_Material for this exercise:_
------------------------------------------------
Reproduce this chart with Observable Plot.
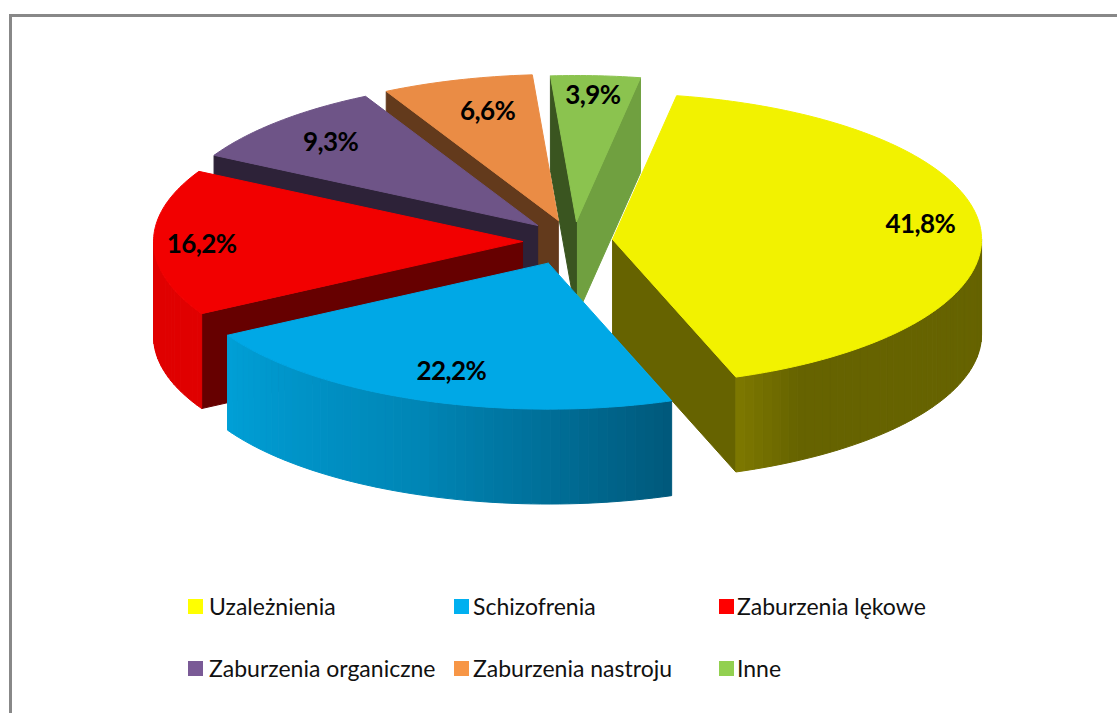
------------------------------------------------
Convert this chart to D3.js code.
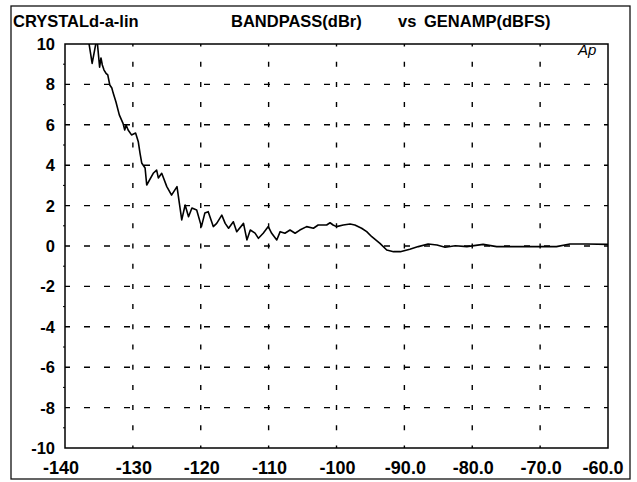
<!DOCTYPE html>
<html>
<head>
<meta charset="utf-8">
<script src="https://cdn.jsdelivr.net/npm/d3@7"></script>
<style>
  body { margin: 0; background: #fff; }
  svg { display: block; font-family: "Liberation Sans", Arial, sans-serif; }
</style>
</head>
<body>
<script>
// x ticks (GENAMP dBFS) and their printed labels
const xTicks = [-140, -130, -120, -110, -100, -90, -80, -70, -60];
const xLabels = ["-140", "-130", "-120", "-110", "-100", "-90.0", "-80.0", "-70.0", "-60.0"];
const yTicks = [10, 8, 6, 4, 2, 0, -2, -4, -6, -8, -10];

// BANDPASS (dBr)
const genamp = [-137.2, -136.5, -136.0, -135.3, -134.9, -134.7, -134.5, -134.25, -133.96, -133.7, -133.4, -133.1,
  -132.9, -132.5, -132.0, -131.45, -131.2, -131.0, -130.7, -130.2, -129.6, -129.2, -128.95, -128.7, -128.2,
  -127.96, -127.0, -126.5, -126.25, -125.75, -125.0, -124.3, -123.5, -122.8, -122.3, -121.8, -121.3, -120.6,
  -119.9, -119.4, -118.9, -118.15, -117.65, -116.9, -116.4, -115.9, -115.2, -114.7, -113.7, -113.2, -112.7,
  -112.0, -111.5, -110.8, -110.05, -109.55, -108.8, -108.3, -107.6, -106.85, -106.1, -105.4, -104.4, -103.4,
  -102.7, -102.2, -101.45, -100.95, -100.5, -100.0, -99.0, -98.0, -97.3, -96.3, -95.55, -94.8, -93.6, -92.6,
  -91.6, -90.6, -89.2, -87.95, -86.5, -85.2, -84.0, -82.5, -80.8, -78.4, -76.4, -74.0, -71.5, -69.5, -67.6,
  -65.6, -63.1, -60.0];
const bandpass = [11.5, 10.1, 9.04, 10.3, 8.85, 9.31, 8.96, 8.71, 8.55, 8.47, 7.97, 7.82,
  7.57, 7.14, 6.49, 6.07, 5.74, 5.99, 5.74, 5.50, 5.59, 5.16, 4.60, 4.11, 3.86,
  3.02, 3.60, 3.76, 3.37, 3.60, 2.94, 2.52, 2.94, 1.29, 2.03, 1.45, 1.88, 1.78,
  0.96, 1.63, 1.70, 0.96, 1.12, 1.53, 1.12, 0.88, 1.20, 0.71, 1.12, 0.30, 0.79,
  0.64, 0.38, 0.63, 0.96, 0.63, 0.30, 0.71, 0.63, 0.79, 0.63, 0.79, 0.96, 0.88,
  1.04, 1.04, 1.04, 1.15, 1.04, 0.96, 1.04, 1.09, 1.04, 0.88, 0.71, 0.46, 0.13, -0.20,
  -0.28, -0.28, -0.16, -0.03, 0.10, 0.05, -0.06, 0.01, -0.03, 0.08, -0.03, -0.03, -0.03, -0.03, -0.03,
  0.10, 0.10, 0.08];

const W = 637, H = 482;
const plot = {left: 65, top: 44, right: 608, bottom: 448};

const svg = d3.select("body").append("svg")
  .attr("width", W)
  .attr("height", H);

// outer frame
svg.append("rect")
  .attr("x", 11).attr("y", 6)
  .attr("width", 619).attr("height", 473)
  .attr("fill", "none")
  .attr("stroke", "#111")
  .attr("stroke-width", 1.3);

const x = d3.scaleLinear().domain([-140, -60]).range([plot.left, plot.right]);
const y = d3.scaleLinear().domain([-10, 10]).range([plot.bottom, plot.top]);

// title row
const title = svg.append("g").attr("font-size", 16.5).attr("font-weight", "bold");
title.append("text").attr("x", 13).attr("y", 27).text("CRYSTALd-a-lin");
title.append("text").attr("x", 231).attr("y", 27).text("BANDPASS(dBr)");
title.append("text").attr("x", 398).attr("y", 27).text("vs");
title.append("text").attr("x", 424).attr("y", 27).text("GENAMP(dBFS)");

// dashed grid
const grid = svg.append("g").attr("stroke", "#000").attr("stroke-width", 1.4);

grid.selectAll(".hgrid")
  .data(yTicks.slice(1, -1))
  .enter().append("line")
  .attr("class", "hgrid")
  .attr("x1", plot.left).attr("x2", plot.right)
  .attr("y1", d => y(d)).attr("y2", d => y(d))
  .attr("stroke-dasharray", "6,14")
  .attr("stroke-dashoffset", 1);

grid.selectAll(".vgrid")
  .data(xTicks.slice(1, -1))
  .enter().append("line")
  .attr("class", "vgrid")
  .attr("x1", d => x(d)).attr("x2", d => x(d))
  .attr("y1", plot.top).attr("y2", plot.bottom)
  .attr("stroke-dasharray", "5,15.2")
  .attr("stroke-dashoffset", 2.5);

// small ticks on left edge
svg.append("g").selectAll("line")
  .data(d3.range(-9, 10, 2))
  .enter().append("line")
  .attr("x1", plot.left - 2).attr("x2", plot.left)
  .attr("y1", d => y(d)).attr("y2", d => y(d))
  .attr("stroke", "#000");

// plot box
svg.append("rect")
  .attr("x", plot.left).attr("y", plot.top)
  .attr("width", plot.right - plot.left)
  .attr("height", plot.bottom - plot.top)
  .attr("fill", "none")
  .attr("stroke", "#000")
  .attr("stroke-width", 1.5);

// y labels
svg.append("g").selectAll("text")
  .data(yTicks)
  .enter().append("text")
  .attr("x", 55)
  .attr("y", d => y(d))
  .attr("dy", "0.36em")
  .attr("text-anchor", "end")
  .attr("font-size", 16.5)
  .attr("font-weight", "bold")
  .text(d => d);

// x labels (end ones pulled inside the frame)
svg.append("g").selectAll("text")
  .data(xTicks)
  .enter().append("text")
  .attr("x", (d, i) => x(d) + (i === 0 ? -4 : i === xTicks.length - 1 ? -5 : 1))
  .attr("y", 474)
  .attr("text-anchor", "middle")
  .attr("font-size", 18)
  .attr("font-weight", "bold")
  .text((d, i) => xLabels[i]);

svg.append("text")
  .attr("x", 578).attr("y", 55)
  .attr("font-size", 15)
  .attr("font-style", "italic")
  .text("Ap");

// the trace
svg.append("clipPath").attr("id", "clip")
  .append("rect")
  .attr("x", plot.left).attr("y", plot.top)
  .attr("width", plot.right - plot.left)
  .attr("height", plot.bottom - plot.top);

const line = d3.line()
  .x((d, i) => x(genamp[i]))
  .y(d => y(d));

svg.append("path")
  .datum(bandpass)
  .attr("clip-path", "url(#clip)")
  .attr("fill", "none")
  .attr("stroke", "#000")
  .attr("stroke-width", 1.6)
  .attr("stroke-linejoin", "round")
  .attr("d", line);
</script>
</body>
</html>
------------------------------------------------
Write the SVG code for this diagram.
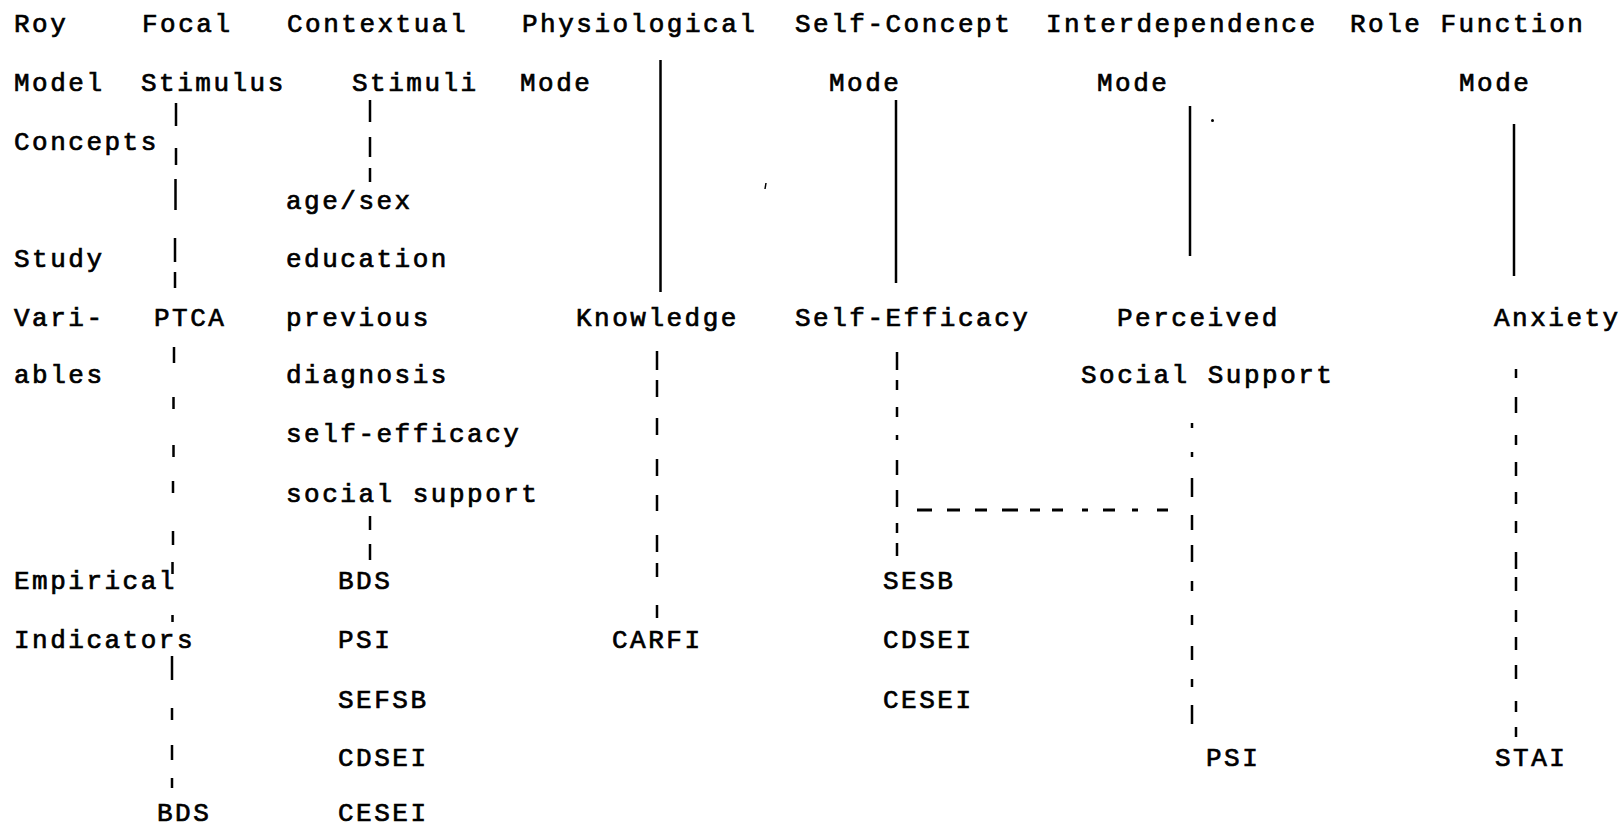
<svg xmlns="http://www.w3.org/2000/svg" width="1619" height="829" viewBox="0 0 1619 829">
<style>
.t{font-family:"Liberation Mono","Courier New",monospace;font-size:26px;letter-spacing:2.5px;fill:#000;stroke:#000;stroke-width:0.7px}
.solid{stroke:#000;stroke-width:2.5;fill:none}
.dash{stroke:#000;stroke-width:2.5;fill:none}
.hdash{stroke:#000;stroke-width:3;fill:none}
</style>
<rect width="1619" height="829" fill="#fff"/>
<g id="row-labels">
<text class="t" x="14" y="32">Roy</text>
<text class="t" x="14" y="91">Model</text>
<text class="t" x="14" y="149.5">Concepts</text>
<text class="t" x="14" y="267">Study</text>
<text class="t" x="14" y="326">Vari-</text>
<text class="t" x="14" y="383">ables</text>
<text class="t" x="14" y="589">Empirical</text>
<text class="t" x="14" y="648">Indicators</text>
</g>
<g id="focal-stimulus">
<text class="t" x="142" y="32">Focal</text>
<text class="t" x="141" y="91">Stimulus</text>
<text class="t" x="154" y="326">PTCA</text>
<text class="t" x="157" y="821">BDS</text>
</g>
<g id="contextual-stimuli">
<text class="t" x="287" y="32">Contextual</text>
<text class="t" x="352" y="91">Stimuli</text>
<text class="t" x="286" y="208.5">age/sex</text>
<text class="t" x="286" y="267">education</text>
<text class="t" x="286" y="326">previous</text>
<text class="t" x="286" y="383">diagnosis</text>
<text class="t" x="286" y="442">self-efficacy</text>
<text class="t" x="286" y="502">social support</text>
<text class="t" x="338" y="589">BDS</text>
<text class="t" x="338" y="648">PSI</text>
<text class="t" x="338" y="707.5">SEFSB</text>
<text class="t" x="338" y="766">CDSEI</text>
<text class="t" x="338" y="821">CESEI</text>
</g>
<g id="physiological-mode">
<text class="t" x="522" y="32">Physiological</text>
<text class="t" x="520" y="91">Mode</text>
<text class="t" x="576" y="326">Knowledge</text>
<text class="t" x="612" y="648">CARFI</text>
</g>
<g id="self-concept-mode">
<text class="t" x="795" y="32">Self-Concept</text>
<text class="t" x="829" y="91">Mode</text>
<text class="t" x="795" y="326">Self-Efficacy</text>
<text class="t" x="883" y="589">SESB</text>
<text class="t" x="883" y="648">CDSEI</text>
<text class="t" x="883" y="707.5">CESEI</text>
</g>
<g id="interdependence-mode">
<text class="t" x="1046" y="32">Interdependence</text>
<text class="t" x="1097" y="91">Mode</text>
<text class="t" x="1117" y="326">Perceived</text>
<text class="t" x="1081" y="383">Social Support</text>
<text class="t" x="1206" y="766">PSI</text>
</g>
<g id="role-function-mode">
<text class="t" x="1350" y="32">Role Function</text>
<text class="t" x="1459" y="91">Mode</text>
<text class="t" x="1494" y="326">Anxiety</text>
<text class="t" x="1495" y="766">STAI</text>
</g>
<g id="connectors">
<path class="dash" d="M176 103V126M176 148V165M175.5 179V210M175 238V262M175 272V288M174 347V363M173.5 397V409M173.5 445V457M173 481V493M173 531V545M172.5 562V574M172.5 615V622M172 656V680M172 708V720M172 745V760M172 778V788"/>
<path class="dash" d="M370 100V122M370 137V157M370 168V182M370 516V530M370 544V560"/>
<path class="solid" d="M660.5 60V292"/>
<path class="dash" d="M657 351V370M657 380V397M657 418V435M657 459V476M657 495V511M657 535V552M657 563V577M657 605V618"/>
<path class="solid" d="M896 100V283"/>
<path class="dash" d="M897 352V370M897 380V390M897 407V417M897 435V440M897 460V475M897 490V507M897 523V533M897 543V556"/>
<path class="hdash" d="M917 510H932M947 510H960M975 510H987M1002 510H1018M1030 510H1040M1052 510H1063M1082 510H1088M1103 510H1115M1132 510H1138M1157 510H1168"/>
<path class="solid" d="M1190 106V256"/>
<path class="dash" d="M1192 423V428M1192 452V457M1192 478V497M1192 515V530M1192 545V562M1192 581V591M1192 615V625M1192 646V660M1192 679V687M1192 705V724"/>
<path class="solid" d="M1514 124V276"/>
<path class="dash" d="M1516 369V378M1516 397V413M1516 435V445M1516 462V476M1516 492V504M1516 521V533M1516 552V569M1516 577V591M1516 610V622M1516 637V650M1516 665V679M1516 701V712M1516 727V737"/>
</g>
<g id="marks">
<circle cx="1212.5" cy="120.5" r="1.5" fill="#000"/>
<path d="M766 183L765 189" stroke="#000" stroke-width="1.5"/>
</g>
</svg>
------------------------------------------------
_Problem to work on:_ Print out, exactly and with nothing added, the lines starting at the line holding "Convert this chart to D3.js code." and ending at the line holding "-4, -6, -8, -10];", minus any pictures.

_Response to this exercise:_
Convert this chart to D3.js code.
<!DOCTYPE html>
<html>
<head>
<meta charset="utf-8">
<script src="https://cdn.jsdelivr.net/npm/d3@7"></script>
<style>
  body { margin: 0; background: #fff; }
  svg { display: block; font-family: "Liberation Sans", Arial, sans-serif; }
</style>
</head>
<body>
<script>
// x ticks (GENAMP dBFS) and their printed labels
const xTicks = [-140, -130, -120, -110, -100, -90, -80, -70, -60];
const xLabels = ["-140", "-130", "-120", "-110", "-100", "-90.0", "-80.0", "-70.0", "-60.0"];
const yTicks = [10, 8, 6, 4, 2, 0, -2, -4, -6, -8, -10];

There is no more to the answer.